# [WHAT YOU NEED TO DO]
Copy exactly the lines from the beginning of the data down to and including the line holding "var yTicks = [0, 20, 40, 60, 80, 100, 120, 140];", without any pictures.

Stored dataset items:

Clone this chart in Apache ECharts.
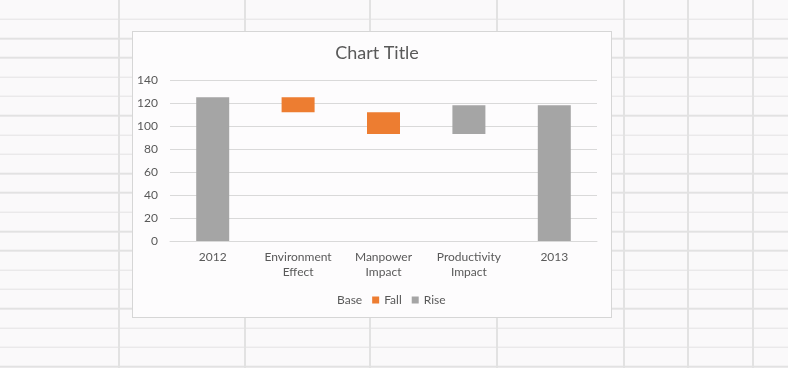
<!DOCTYPE html>
<html>
<head>
<meta charset="utf-8">
<script src="https://cdn.jsdelivr.net/npm/echarts@6/dist/echarts.min.js"></script>
<style>
html,body{margin:0;padding:0;width:788px;height:368px;overflow:hidden;background:#faf9fa;}
#sheet{position:absolute;left:0;top:0;width:788px;height:368px;
 background-image:repeating-linear-gradient(to bottom, transparent 0px, transparent 17.8px, #e2e2e2 17.8px, #e2e2e2 19.3px);
 background-position:0 0.7px;}
.vl{position:absolute;top:0;width:2px;height:368px;background:#e2e2e2;}
#box{position:absolute;left:132px;top:31px;width:478px;height:285px;background:#fdfcfd;border:1px solid #d6d6d6;}
#chart{position:absolute;left:0;top:0;width:788px;height:368px;}
</style>
</head>
<body>
<div id="sheet"></div>
<div class="vl" style="left:118px"></div>
<div class="vl" style="left:244px"></div>
<div class="vl" style="left:369px"></div>
<div class="vl" style="left:496px"></div>
<div class="vl" style="left:623px"></div>
<div class="vl" style="left:687px"></div>
<div class="vl" style="left:752px"></div>
<div id="box"></div>
<div id="chart"></div>
<script>
var categories = ['2012', 'Environment\nEffect', 'Manpower\nImpact', 'Productivity\nImpact', '2013'];
var baseValues = [0, 112, 93, 93, 0];
var fallValues = [0, 13, 19, 0, 0];
var riseValues = [125, 0, 0, 25, 118];
var yTicks = [0, 20, 40, 60, 80, 100, 120, 140];

var font = 'Lato, "Open Sans", sans-serif';
var chart = echarts.init(document.getElementById('chart'), null, {renderer: 'canvas'});
chart.setOption({
  backgroundColor: 'transparent',
  animation: false,
  title: {
    text: 'Chart Title', left: 372, top: 39, textAlign: 'center',
    textStyle: {fontFamily: font, fontSize: 18, fontWeight: 'normal', color: '#595959'}
  },
  legend: {
    data: [{name: 'Base', icon: 'rect'}, {name: 'Fall', icon: 'rect'}, {name: 'Rise', icon: 'rect'}],
    left: 320, top: 289, itemWidth: 7, itemHeight: 7, itemGap: 10,
    textStyle: {fontFamily: font, fontSize: 12, color: '#595959'}
  },
  grid: {left: 170, top: 80, width: 427, height: 161, containLabel: false},
  xAxis: {
    type: 'category', data: categories,
    axisLine: {lineStyle: {color: '#d9d9d9'}},
    axisTick: {show: false},
    axisLabel: {fontFamily: font, fontSize: 12, color: '#595959', margin: 9, lineHeight: 15, interval: 0}
  },
  yAxis: {
    type: 'value', min: yTicks[0], max: yTicks[yTicks.length - 1], interval: 20,
    axisLine: {show: false}, axisTick: {show: false},
    splitLine: {lineStyle: {color: '#d9d9d9', width: 1}},
    axisLabel: {fontFamily: font, fontSize: 12, color: '#595959', margin: 12}
  },
  series: [
    {name: 'Base', type: 'bar', stack: 'w', data: baseValues, barWidth: 33,
     itemStyle: {color: 'transparent'}},
    {name: 'Fall', type: 'bar', stack: 'w', data: fallValues, barWidth: 33,
     itemStyle: {color: '#ED7D31'}},
    {name: 'Rise', type: 'bar', stack: 'w', data: riseValues, barWidth: 33,
     itemStyle: {color: '#A5A5A5'}}
  ]
});
</script>
</body>
</html>
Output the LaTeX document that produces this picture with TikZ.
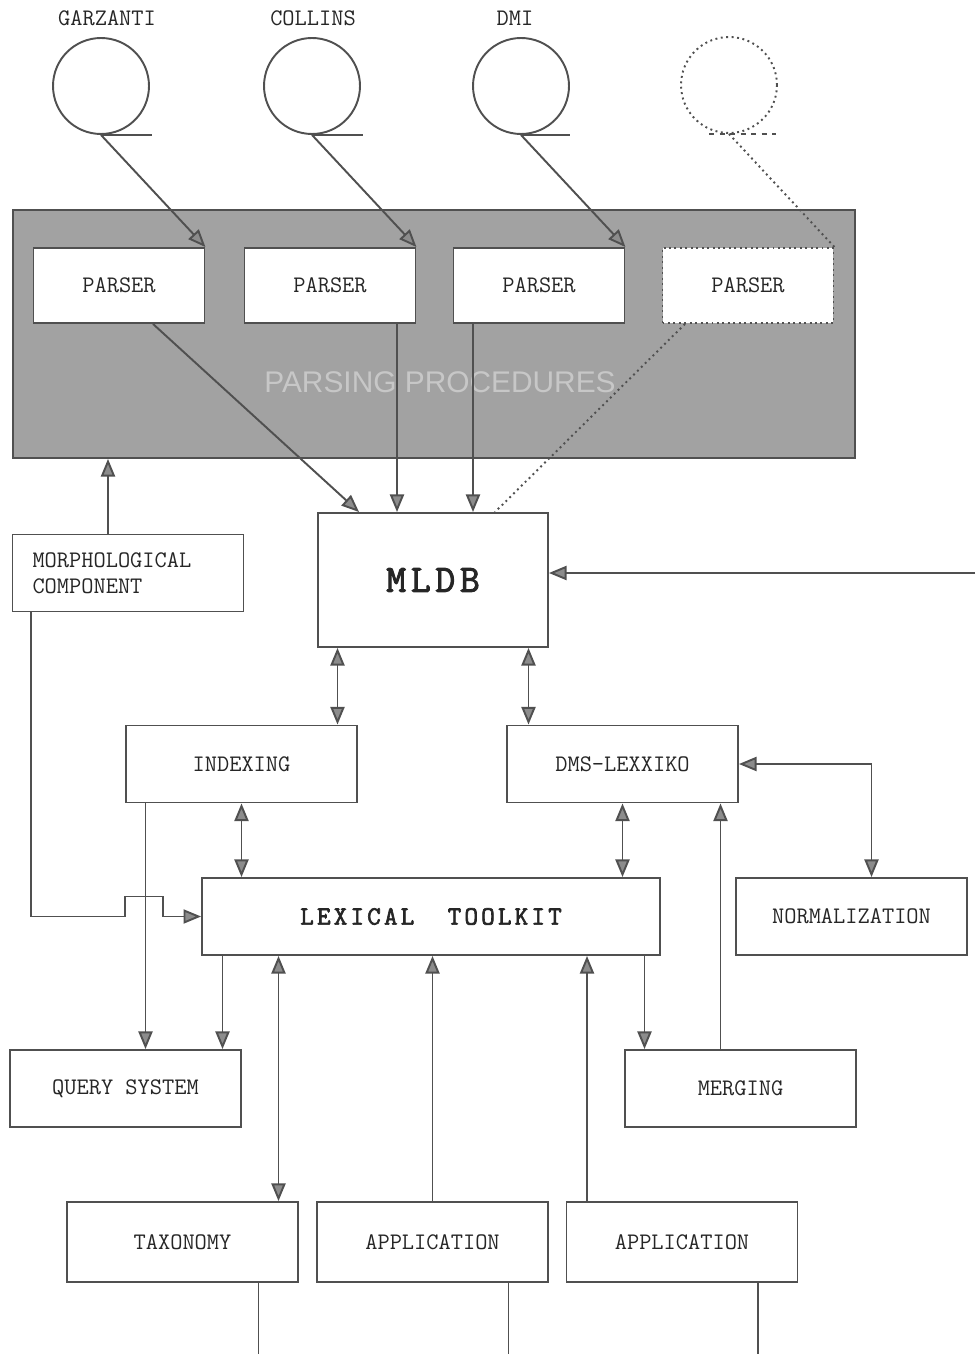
\documentclass[tikz,border=0pt]{standalone}
\usepackage{fontspec}
\newfontfamily\bannerfont{Liberation Sans}
\newfontfamily\heavymono{Latin Modern Mono}[FakeBold=2.5,LetterSpace=12]
\usepackage{tikz}
\usetikzlibrary{arrows.meta,positioning,calc}
\definecolor{inkcol}{RGB}{80,80,80}
\definecolor{headcol}{RGB}{140,140,140}
\definecolor{meshcol}{RGB}{162,162,162}
\newcommand{\upx}{0.02cm}

\begin{document}
\begin{tikzpicture}[x=0.02cm,y=-0.02cm,line width=1.1pt,
   box/.style={draw=inkcol,fill=white,minimum width=4.62cm,minimum height=1.54cm,
               inner sep=2pt,align=center,text=black!85,
               font=\ttfamily\fontsize{13.5}{14.5}\selectfont},
   pbox/.style={box,minimum width=3.42cm,minimum height=1.5cm},
   db/.style={circle,draw=inkcol,minimum size=1.92cm,inner sep=0pt},
   tag/.style={text=black!85,font=\ttfamily\fontsize{13.5}{14.5}\selectfont},
   ln/.style={draw=inkcol},
   arr/.style={ln,-{Triangle[length=10pt,width=8pt,fill=headcol]}},
   dbl/.style={ln,{Triangle[length=10pt,width=8pt,fill=headcol]}-{Triangle[length=10pt,width=8pt,fill=headcol]}}]
  \useasboundingbox (0,0) rectangle (975,1354);
  \coordinate (ext) at (975,573);
  \coordinate (bot) at (0,1354);

  \node[tag] (tg) at (107,18) {GARZANTI};
  \node[tag] (tc) at (313,18) {COLLINS};
  \node[tag] (td) at (515,18) {DMI};
  \node[db] (garz) at (101,86) {};
  \node[db] (coll) at (312,86) {};
  \node[db] (dmi) at (521,86) {};
  \node[db,dotted] (dbx) at (729,85) {};
  \draw[ln] (garz.south) -- ++(51,0);
  \draw[ln] (coll.south) -- ++(51,0);
  \draw[ln] (dmi.south) -- ++(49,0);
  \draw[ln,dashed] ([xshift=-20*\upx]dbx.south) -- ++(67,0);

  \node[draw=inkcol,fill=meshcol,minimum width=16.84cm,minimum height=4.96cm] (parse) at (434,334) {};
  \node[text=black!22,font=\bannerfont\fontsize{17}{20}\selectfont] (ptitle) at (440,382) {PARSING PROCEDURES};
  \node[pbox] (p1) at (119,285.5) {PARSER};
  \node[pbox] (p2) at (330,285.5) {PARSER};
  \node[pbox] (p3) at (539,285.5) {PARSER};
  \node[pbox,dotted] (p4) at (748,285.5) {PARSER};

  \node[box,minimum width=4.6cm,minimum height=2.68cm,
        font=\heavymono\fontsize{22}{26}\selectfont] (mldb) at (433,580) {MLDB};
  \node[box,align=left,text width=3.82cm,inner xsep=0.4cm] (morph) at (128,573) {MORPHOLOGICAL\\COMPONENT};
  \node[box] (idx) at (241.5,764) {INDEXING};
  \node[box] (dms) at (622.5,764) {DMS-LEXXIKO};
  \node[box,minimum width=9.16cm,
        font=\heavymono\fontsize{15}{17}\selectfont] (tk) at (431,916.5) {LEXICAL\ \ TOOLKIT};
  \node[box] (norm) at (851.5,916.5) {NORMALIZATION};
  \node[box] (qry) at (125.5,1088.5) {QUERY SYSTEM};
  \node[box] (merge) at (740.5,1088.5) {MERGING};
  \node[box,minimum height=1.6cm] (tax) at (182.5,1242) {TAXONOMY};
  \node[box,minimum height=1.6cm] (app1) at (432.5,1242) {APPLICATION};
  \node[box,minimum height=1.6cm] (app2) at (682,1242) {APPLICATION};

  \draw[arr] (garz.south) -- (p1.north east);
  \draw[arr] (coll.south) -- (p2.north east);
  \draw[arr] (dmi.south) -- (p3.north east);
  \draw[ln,dotted] (dbx.south) -- (p4.north east);
  \draw[arr] ([xshift=34*\upx]p1.south) -- ([xshift=42*\upx]mldb.north west);
  \draw[arr] ([xshift=67*\upx]p2.south) -- ([xshift=67*\upx]p2.south |- mldb.north);
  \draw[arr] ([xshift=-66*\upx]p3.south) -- ([xshift=-66*\upx]p3.south |- mldb.north);
  \draw[ln,dotted] ([xshift=-63*\upx]p4.south) -- ([xshift=62*\upx]mldb.north);
  \draw[arr] (ext) -- (ext -| mldb.east);
  \draw[arr] ([xshift=-20*\upx]morph.north) -- ([xshift=-20*\upx]morph.north |- parse.south);
  \draw[arr] ([xshift=19*\upx]morph.south west) |- ([xshift=-76*\upx]tk.west)
        -- ++(0,-20) -- ++(38,0) -- ++(0,20) -- (tk.west);
  \draw[dbl] ([xshift=96*\upx]idx.north |- mldb.south) -- ([xshift=96*\upx]idx.north);
  \draw[dbl] ([xshift=-94*\upx]dms.north |- mldb.south) -- ([xshift=-94*\upx]dms.north);
  \draw[dbl] (idx.south) -- (idx.south |- tk.north);
  \draw[dbl] (dms.south) -- (dms.south |- tk.north);
  \draw[dbl] (dms.east) -| ([xshift=20*\upx]norm.north);
  \draw[arr] ([xshift=-20*\upx]merge.north) -- ([xshift=-20*\upx]merge.north |- dms.south);
  \draw[arr] ([xshift=-96*\upx]idx.south) -- ([xshift=-96*\upx]idx.south |- qry.north);
  \draw[arr] ([xshift=97*\upx]qry.north |- tk.south) -- ([xshift=97*\upx]qry.north);
  \draw[arr] ([xshift=-96*\upx]merge.north |- tk.south) -- ([xshift=-96*\upx]merge.north);
  \draw[dbl] ([xshift=96*\upx]tax.north |- tk.south) -- ([xshift=96*\upx]tax.north);
  \draw[arr] (app1.north) -- (app1.north |- tk.south);
  \draw[arr] ([xshift=-95*\upx]app2.north) -- ([xshift=-95*\upx]app2.north |- tk.south);
  \draw[ln] ([xshift=76*\upx]tax.south) -- ([xshift=76*\upx]tax.south |- bot);
  \draw[ln] ([xshift=76*\upx]app1.south) -- ([xshift=76*\upx]app1.south |- bot);
  \draw[ln] ([xshift=76*\upx]app2.south) -- ([xshift=76*\upx]app2.south |- bot);
\end{tikzpicture}
\end{document}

# [THE ANSWER]
Clone this chart in Apache ECharts.
<!DOCTYPE html>
<html>
<head>
<meta charset="utf-8">
<script src="https://cdn.jsdelivr.net/npm/echarts@6/dist/echarts.min.js"></script>
<style>
html,body{margin:0;padding:0;width:788px;height:368px;overflow:hidden;background:#faf9fa;}
#sheet{position:absolute;left:0;top:0;width:788px;height:368px;
 background-image:repeating-linear-gradient(to bottom, transparent 0px, transparent 17.8px, #e2e2e2 17.8px, #e2e2e2 19.3px);
 background-position:0 0.7px;}
.vl{position:absolute;top:0;width:2px;height:368px;background:#e2e2e2;}
#box{position:absolute;left:132px;top:31px;width:478px;height:285px;background:#fdfcfd;border:1px solid #d6d6d6;}
#chart{position:absolute;left:0;top:0;width:788px;height:368px;}
</style>
</head>
<body>
<div id="sheet"></div>
<div class="vl" style="left:118px"></div>
<div class="vl" style="left:244px"></div>
<div class="vl" style="left:369px"></div>
<div class="vl" style="left:496px"></div>
<div class="vl" style="left:623px"></div>
<div class="vl" style="left:687px"></div>
<div class="vl" style="left:752px"></div>
<div id="box"></div>
<div id="chart"></div>
<script>
var categories = ['2012', 'Environment\nEffect', 'Manpower\nImpact', 'Productivity\nImpact', '2013'];
var baseValues = [0, 112, 93, 93, 0];
var fallValues = [0, 13, 19, 0, 0];
var riseValues = [125, 0, 0, 25, 118];
var yTicks = [0, 20, 40, 60, 80, 100, 120, 140];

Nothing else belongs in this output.